Однажды под вечер Анисья и Нюня сидели на этой самой лавочке у того самого колодца. День выдался пасмурным и ветреным. Говорить было не о чём, поэтому молчали. Анисья загребала босыми ногами песок в горку, потом топтала его голой пяткой. Делала она это вяло, какое-никакое, а развлечение. Нюня смотрела за манипуляциями Анисьиных ног, но повторять не решалась, было жалко ботинки. Нюня – наилучшая подруга Анисьи, обладательница замечательной способности – она умела говорить впопад. Молчит, молчит, когда все спорят или ссорятся, а потом скажет словечко и всё станет по своим местам. Анисья в таких ситуациях всегда восхищалась: «Ну, Нюнька, ума у тебя – палата!» Но Нюня не гордилась, вела себя скромно и всегда как будто выглядывала из-за плеча Анисьи.
– Может за Танькой сходим, всё веселее будет. – обратилась Нюня к подруге.
Анисья пожала плечами, но со скамейки поднялась и направилась к Танькиному дому. Следом за ней пошла и Нюня, но сначала всё же топнула каблуком ботинка по собранной Анисьей кучке песка. Уж очень заманчиво забавлялась с ней подруга.

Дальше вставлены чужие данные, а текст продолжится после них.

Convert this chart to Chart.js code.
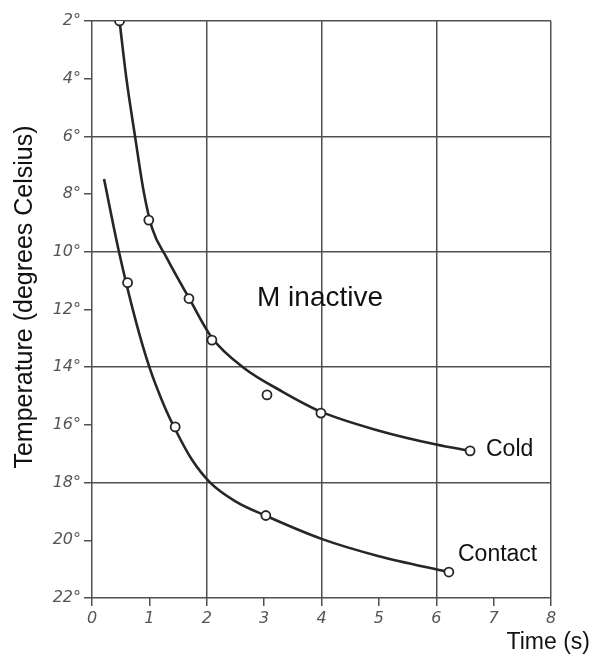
<!DOCTYPE html>
<html>
<head>
<meta charset="utf-8">
<script src="https://cdn.jsdelivr.net/npm/chart.js@4/dist/chart.umd.min.js"></script>
<style>
  html, body { margin: 0; padding: 0; background: #fff; }
  #wrap { width: 591px; height: 657px; }
</style>
</head>
<body>
<div id="wrap"><canvas id="myChart" width="591" height="657"></canvas></div>
<script>
// measured points (open circles)
const coldTime = [0.48, 0.99, 1.69, 2.09, 3.05, 3.99, 6.59];
const coldTemp = [2.0, 8.9, 11.62, 13.06, 14.96, 15.59, 16.9];
const contactTime = [0.62, 1.45, 3.03, 6.22];
const contactTemp = [11.07, 16.07, 19.14, 21.1];

// hand-fitted curves
const coldCurveTime = [0.48, 0.6, 0.75, 0.9, 1.05, 1.3, 1.69, 2.09, 2.63, 3.33, 4.0, 5.0, 6.0, 6.59];
const coldCurveTemp = [2.0, 4.0, 6.0, 7.9, 9.2, 10.2, 11.6, 12.98, 14.0, 14.86, 15.55, 16.2, 16.68, 16.9];
const contactCurveTime = [0.21, 0.47, 0.75, 1.0, 1.25, 1.45, 1.74, 2.06, 2.5, 3.03, 4.0, 5.0, 6.22];
const contactCurveTemp = [7.48, 10.0, 12.3, 14.0, 15.3, 16.15, 17.2, 18.0, 18.65, 19.15, 19.95, 20.55, 21.1];

const xTicks = [0, 1, 2, 3, 4, 5, 6, 7, 8];
const yTicks = [2, 4, 6, 8, 10, 12, 14, 16, 18, 20, 22];

const toXY = (xs, ys) => xs.map((x, i) => ({ x: x, y: ys[i] }));

const INK = '#262626';
const GRID = '#505050';
const tickFont = { family: 'DejaVu Sans', style: 'italic', size: 16 };

const textPlugin = {
    id: 'texts',
    afterDraw(chart) {
        const c = chart.ctx;
        c.save();
        c.fillStyle = '#111';
        c.textBaseline = 'middle';
        c.textAlign = 'left';
        c.font = '28px "Liberation Sans", Arial, sans-serif';
        c.fillText('M inactive', 257, 298);
        c.font = '23px "Liberation Sans", Arial, sans-serif';
        c.fillText('Cold', 486, 450);
        c.fillText('Contact', 458, 555);
        c.textAlign = 'right';
        c.fillText('Time (s)', 590, 643);
        c.translate(25, 297);
        c.rotate(-Math.PI / 2);
        c.textAlign = 'center';
        c.font = '25px "Liberation Sans", Arial, sans-serif';
        c.fillText('Temperature (degrees Celsius)', 0, 0);
        c.restore();
    }
};

const curve = (xs, ys) => ({
    data: toXY(xs, ys),
    showLine: true,
    borderColor: INK,
    borderWidth: 2.6,
    pointRadius: 0,
    cubicInterpolationMode: 'monotone',
    order: 2
});

const markers = (xs, ys) => ({
    data: toXY(xs, ys),
    pointRadius: 4.5,
    pointBackgroundColor: '#fff',
    pointBorderColor: INK,
    pointBorderWidth: 1.8,
    order: 1
});

new Chart(document.getElementById('myChart'), {
    type: 'scatter',
    data: {
        datasets: [
            curve(coldCurveTime, coldCurveTemp),
            curve(contactCurveTime, contactCurveTemp),
            markers(coldTime, coldTemp),
            markers(contactTime, contactTemp)
        ]
    },
    options: {
        responsive: false,
        animation: false,
        layout: { padding: { top: 21, right: 40, left: 0, bottom: 0 } },
        scales: {
            x: {
                type: 'linear',
                min: 0,
                max: 8,
                afterBuildTicks: (s) => { s.ticks = xTicks.map(v => ({ value: v })); },
                afterFit: (s) => { s.height = 59; },
                border: { display: false },
                grid: {
                    color: (ctx) => (ctx.tick && ctx.tick.value % 2 === 0) ? GRID : 'rgba(0,0,0,0)',
                    tickColor: GRID,
                    lineWidth: 1.5,
                    tickLength: 8,
                    drawTicks: true
                },
                ticks: {
                    color: '#555',
                    font: tickFont,
                    padding: 3,
                    callback: (v) => v
                }
            },
            y: {
                type: 'linear',
                reverse: true,
                min: 2,
                max: 22,
                afterBuildTicks: (s) => { s.ticks = yTicks.map(v => ({ value: v })); },
                afterFit: (s) => { s.width = 92; },
                border: { display: false },
                grid: {
                    color: (ctx) => (ctx.tick && (ctx.tick.value - 2) % 4 === 0) ? GRID : 'rgba(0,0,0,0)',
                    tickColor: GRID,
                    lineWidth: 1.5,
                    tickLength: 8,
                    drawTicks: true
                },
                ticks: {
                    color: '#555',
                    font: tickFont,
                    padding: 3,
                    callback: (v) => v + '°'
                }
            }
        },
        plugins: {
            legend: { display: false },
            tooltip: { enabled: false }
        }
    },
    plugins: [textPlugin]
});
</script>
</body>
</html>
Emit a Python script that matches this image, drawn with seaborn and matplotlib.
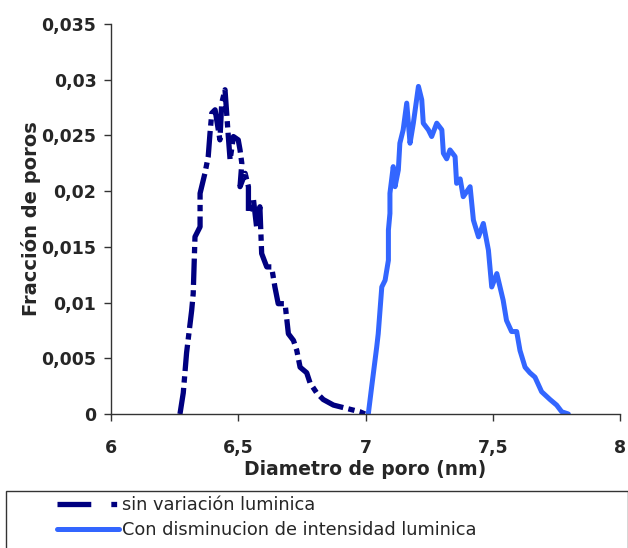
import matplotlib
matplotlib.use("Agg")
import matplotlib.pyplot as plt
import seaborn as sns
import pandas as pd
from matplotlib.patches import Rectangle
from matplotlib.ticker import FuncFormatter, MultipleLocator

# Pore-size distribution without illumination change
d_sin = [6.271, 6.284, 6.297, 6.317, 6.323, 6.330, 6.350, 6.350, 6.369, 6.382,
         6.389, 6.396, 6.409, 6.428, 6.435, 6.448, 6.461, 6.468, 6.481, 6.500,
         6.507, 6.514, 6.507, 6.527, 6.540, 6.540, 6.560, 6.572, 6.585, 6.592,
         6.612, 6.631, 6.644, 6.657, 6.684, 6.697, 6.717, 6.730, 6.743, 6.769,
         6.782, 6.808, 6.834, 6.874, 6.926, 6.978, 6.998]
f_sin = [0.0000, 0.0019, 0.0055, 0.0093, 0.0108, 0.0159, 0.0168, 0.0198, 0.0216, 0.0231,
         0.0252, 0.0270, 0.0273, 0.0246, 0.0279, 0.0291, 0.0249, 0.0228, 0.0249, 0.0246,
         0.0237, 0.0225, 0.0204, 0.0216, 0.0204, 0.0180, 0.0192, 0.0168, 0.0186, 0.0144,
         0.0132, 0.0132, 0.0114, 0.0099, 0.0099, 0.0072, 0.0066, 0.0057, 0.0042, 0.0037,
         0.0028, 0.0019, 0.0013, 0.0008, 0.0005, 0.0002, 0.0000]

# Pore-size distribution with decreased light intensity
d_con = [7.011, 7.024, 7.044, 7.050, 7.057, 7.064, 7.077, 7.090, 7.090, 7.096,
         7.096, 7.109, 7.116, 7.129, 7.135, 7.148, 7.162, 7.175, 7.188, 7.208,
         7.221, 7.227, 7.247, 7.260, 7.280, 7.300, 7.306, 7.319, 7.332, 7.352,
         7.358, 7.372, 7.384, 7.411, 7.424, 7.444, 7.463, 7.483, 7.496, 7.516,
         7.541, 7.554, 7.574, 7.594, 7.607, 7.627, 7.646, 7.666, 7.692, 7.725,
         7.751, 7.771, 7.797]
f_con = [0.0000, 0.0024, 0.0060, 0.0072, 0.0093, 0.0114, 0.0120, 0.0138, 0.0165, 0.0180,
         0.0198, 0.0222, 0.0204, 0.0219, 0.0243, 0.0255, 0.0279, 0.0243, 0.0261, 0.0294,
         0.0282, 0.0261, 0.0255, 0.0249, 0.0261, 0.0255, 0.0234, 0.0229, 0.0237, 0.0231,
         0.0207, 0.0211, 0.0195, 0.0204, 0.0174, 0.0159, 0.0171, 0.0147, 0.0114, 0.0126,
         0.0102, 0.0084, 0.0074, 0.0074, 0.0057, 0.0042, 0.0037, 0.0033, 0.0020, 0.0013,
         0.0008, 0.0002, 0.0000]

label_sin = "sin variación luminica"
label_con = "Con disminucion de intensidad luminica"
x_ticks = [6, 6.5, 7, 7.5, 8]
y_max = 0.035

sns.set_theme(style="ticks")
plt.rcParams["font.family"] = ["DejaVu Sans"]

fig = plt.figure(figsize=(6.28, 5.48), dpi=100)
ax = fig.add_axes([111 / 628, 1 - 414 / 548, 509 / 628, 390 / 548])

df_sin = pd.DataFrame({"d": d_sin, "f": f_sin})
df_con = pd.DataFrame({"d": d_con, "f": f_con})

sns.lineplot(data=df_sin, x="d", y="f", sort=False, ax=ax, color="#000080",
             linewidth=3.8, label=label_sin, estimator=None)
sns.lineplot(data=df_con, x="d", y="f", sort=False, ax=ax, color="#3366FF",
             linewidth=3.6, label=label_con, estimator=None)
ax.lines[0].set_dashes((5, 1.0, 1.2, 1.0))
ax.lines[0].set_dash_capstyle("butt")
ax.lines[1].set_solid_capstyle("round")
ax.lines[1].set_solid_joinstyle("round")

ax.set_xlim(6, 8)
ax.set_ylim(0, y_max)
ax.set_xticks(x_ticks)
ax.yaxis.set_major_locator(MultipleLocator(0.005))

def comma_fmt(v, pos):
    s = f"{v:.3f}".rstrip("0").rstrip(".")
    return s.replace(".", ",")

ax.xaxis.set_major_formatter(FuncFormatter(comma_fmt))
ax.yaxis.set_major_formatter(FuncFormatter(comma_fmt))

for spine in ["top", "right"]:
    ax.spines[spine].set_visible(False)
for spine in ["left", "bottom"]:
    ax.spines[spine].set_color("#333333")
    ax.spines[spine].set_linewidth(1.0)

ax.tick_params(axis="both", direction="out", length=5, width=1, color="#333333",
               labelsize=12.5)
ax.tick_params(axis="y", pad=5.5)
ax.tick_params(axis="x", pad=13)
for lab in ax.get_xticklabels() + ax.get_yticklabels():
    lab.set_fontweight("bold")

ax.set_xlabel("Diametro de poro (nm)", fontsize=13.5, fontweight="bold")
ax.set_ylabel("Fracción de poros", fontsize=14, fontweight="bold")
ax.xaxis.set_label_coords(0.5, (414 - 460) / 390)
ax.yaxis.set_label_coords((41 - 111) / 509, 0.5)

handles, labels = ax.get_legend_handles_labels()
ax.get_legend().remove()

fig.patches.append(Rectangle((6 / 628, -0.01), 0.99, (548 - 491) / 548 + 0.01,
                             transform=fig.transFigure, fill=False,
                             edgecolor="#333333", linewidth=1.0))
leg = fig.legend(handles, labels, loc="upper left",
                 bbox_to_anchor=(57 / 628, 1 - 496 / 548),
                 frameon=False, fontsize=12.8, handlelength=3.5, handletextpad=0.17,
                 labelspacing=0.4, borderpad=0, borderaxespad=0)
leg.get_lines()[0].set_dashes((6.4, 3.8, 1.1, 0.6))

fig.savefig("out.png", dpi=100)
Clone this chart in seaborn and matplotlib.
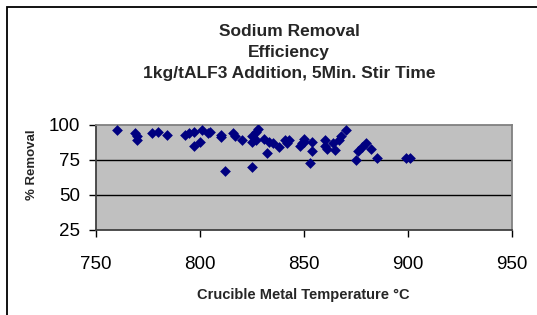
import numpy as np
import pandas as pd
import seaborn as sns
import matplotlib.pyplot as plt
from matplotlib.patches import Rectangle

## Data
temperature = [760, 769, 770, 770, 777, 780, 784, 793, 795, 797, 801, 804, 800, 797,
               805, 810, 810, 812, 816, 817, 820, 825, 825, 825, 827, 828, 827, 831,
               832, 833, 835, 838, 841, 842, 843, 848, 849, 850, 850, 854, 854, 853,
               860, 860, 861, 864, 865, 867, 868, 870, 875, 876, 878, 880, 882, 885,
               899, 901]
removal = [96, 94, 92, 89, 94, 95, 93, 93, 94, 95, 96, 94, 88, 85,
           95, 93, 91, 67, 94, 92, 89, 92, 88, 70, 95, 97, 89, 90,
           80, 88, 87, 84, 89, 87, 89, 85, 87, 90, 88, 88, 81, 73,
           89, 85, 83, 87, 82, 89, 92, 96, 75, 81, 84, 87, 83, 76,
           76, 76]
xticks = [750, 800, 850, 900, 950]
yticks = [25, 50, 75, 100]

df = pd.DataFrame({'temp': temperature, 'removal': removal})

sns.set_theme(style='white')
plt.rcParams['font.family'] = ['Liberation Sans', 'DejaVu Sans']

fig = plt.figure(figsize=(5.37, 3.15), dpi=100)
ax = fig.add_axes([95.7 / 537, 85 / 315, 416.6 / 537, 105.3 / 315])
ax.set_facecolor('#C0C0C0')

sns.scatterplot(data=df, x='temp', y='removal', marker='D', s=30,
                color='#000080', edgecolor='#000080', linewidth=0, ax=ax, zorder=3)

ax.set_xlim(750, 950)
ax.set_ylim(25, 100)
ax.set_xticks(xticks)
ax.set_yticks(yticks)
for v in yticks[1:3]:
    ax.axhline(v, color='black', lw=1, zorder=1)

for s in ['top', 'right']:
    ax.spines[s].set_color('#808080')
    ax.spines[s].set_linewidth(1.3)
for s in ['left', 'bottom']:
    ax.spines[s].set_color('#404040')
    ax.spines[s].set_linewidth(1.3)

ax.tick_params(axis='both', direction='out', length=5, width=1, color='black',
               labelsize=13.5, labelcolor='black')
ax.tick_params(axis='x', pad=14, bottom=True)
ax.tick_params(axis='y', pad=6, left=True)
ax.set_xlabel('')
ax.set_ylabel('')

## Titles and axis labels
fig.text(289 / 537, 1 - 31 / 315, 'Sodium Removal', ha='center', va='center',
         fontsize=12.5, fontweight='bold')
fig.text(289 / 537, 1 - 52 / 315, 'Efficiency', ha='center', va='center',
         fontsize=12.5, fontweight='bold')
fig.text(289 / 537, 1 - 73 / 315, '1kg/tALF3 Addition, 5Min. Stir Time',
         ha='center', va='center', fontsize=12.5, fontweight='bold')
fig.text(303 / 537, 1 - 295 / 315, 'Crucible Metal Temperature °C', ha='center',
         va='center', fontsize=10.5, fontweight='bold')
fig.text(32 / 537, 1 - 165 / 315, '% Removal', ha='center', va='center',
         rotation=90, fontsize=9.5, fontweight='bold')

## Chart frame
fig.add_artist(Rectangle((7 / 537, -0.1), 1.2, 1.1 - 7 / 315, transform=fig.transFigure,
                         fill=False, edgecolor='black', lw=1.3))

fig.savefig('out.png', dpi=100)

Дверь в Танькин дом была распахнута настежь. На пороге, согнувшись пополам, стояла на коленях тётка Феня, обратив свой широкий зад и грязные пятки в сторону улицы. Она с остервенением тёрла полы. На крыльце стояло большущее ведро, куда тётка Феня опускала здоровенную тёмного цвета тряпку. Вытащив её из ведра полную водой, с силой швыряла на пол и начинала тереть доски, разбрызгивая грязную воду вокруг себя. Тётка Феня, которую в деревне звали Колотихой, уже перевалила за порог и теперь тёрла пол крыльца.
– Тётя Феня, а Танька пойдет гулять? – спросила Анисья.
Женщина обернулась, поднялась с колен и скрипучим неприятным голосом ответила:
– Не пойдет! Всё бы вам кобылицам взлягивать! Заняться видно не чем.
– Тётя Феня, пустите Таньку погулять, мы не долго, – Анисья начала заводиться, – к чему вредничать.
– Не пойдёт. – отрезала женщина, она держала в руке тряпку, с которой уже натекла на пол небольшая лужица воды. – Не пойдёт.
Нюня тихо проговорила Анисье:
– Скажи, пусть отпустит, ничего с Танькиной целкой не случится.
– Тётя Феня, пусти Таньку на улицу, не беспокойся, мы последим, чтобы она целку не потеряла.
– Ах, ты мерзавка! – закричала тётка Феня. – Я тебе сейчас тряпкой по морде съезжу. А ну, пошли отсюда!
Анисья сунула руку в карман штопанной-перештопанной материнской кофты, сидящей мешком на её худеньком тельце. Сразу палец уткнулся в то место, где была когда-то дырка, с великим мастерством зашитая Анисьей так, что даже и следа не было заметно. Она нажала пальцем на шов и подумала: «Была бы дырка, и я могла что-нибудь потерять. Чем ругаться, лучше бы драные карманы у Таньки заштопала, тогда и терять бы не пришлось».
Мысль была правильная, потому что Танька была ещё та неряха. Она могла по несколько дней не чесать свои длинные волосы, и коса её имела вид растрёпанный и неопрятный. Бывало, что измазанное лицо сохраняло тёмные следы на Танькиных щеках, а особенно на курносом носе, не один день. К одежде Таньки тоже были претензии относительно чистоты, а то что карманы были дырявые Анисья знала точно, не раз и не два, суматошная Танька теряла разный мелкий хлам, набитый в карманы платья или кофты. Потом обнаружив пропажу, Танька начинала голосить, что потеряла самую нужную, какую только можно представить, вещь, и вся ватага ребятни начинала искать кусок верёвки, фантик от давно съеденной конфетки или ещё какую-нибудь ерунду.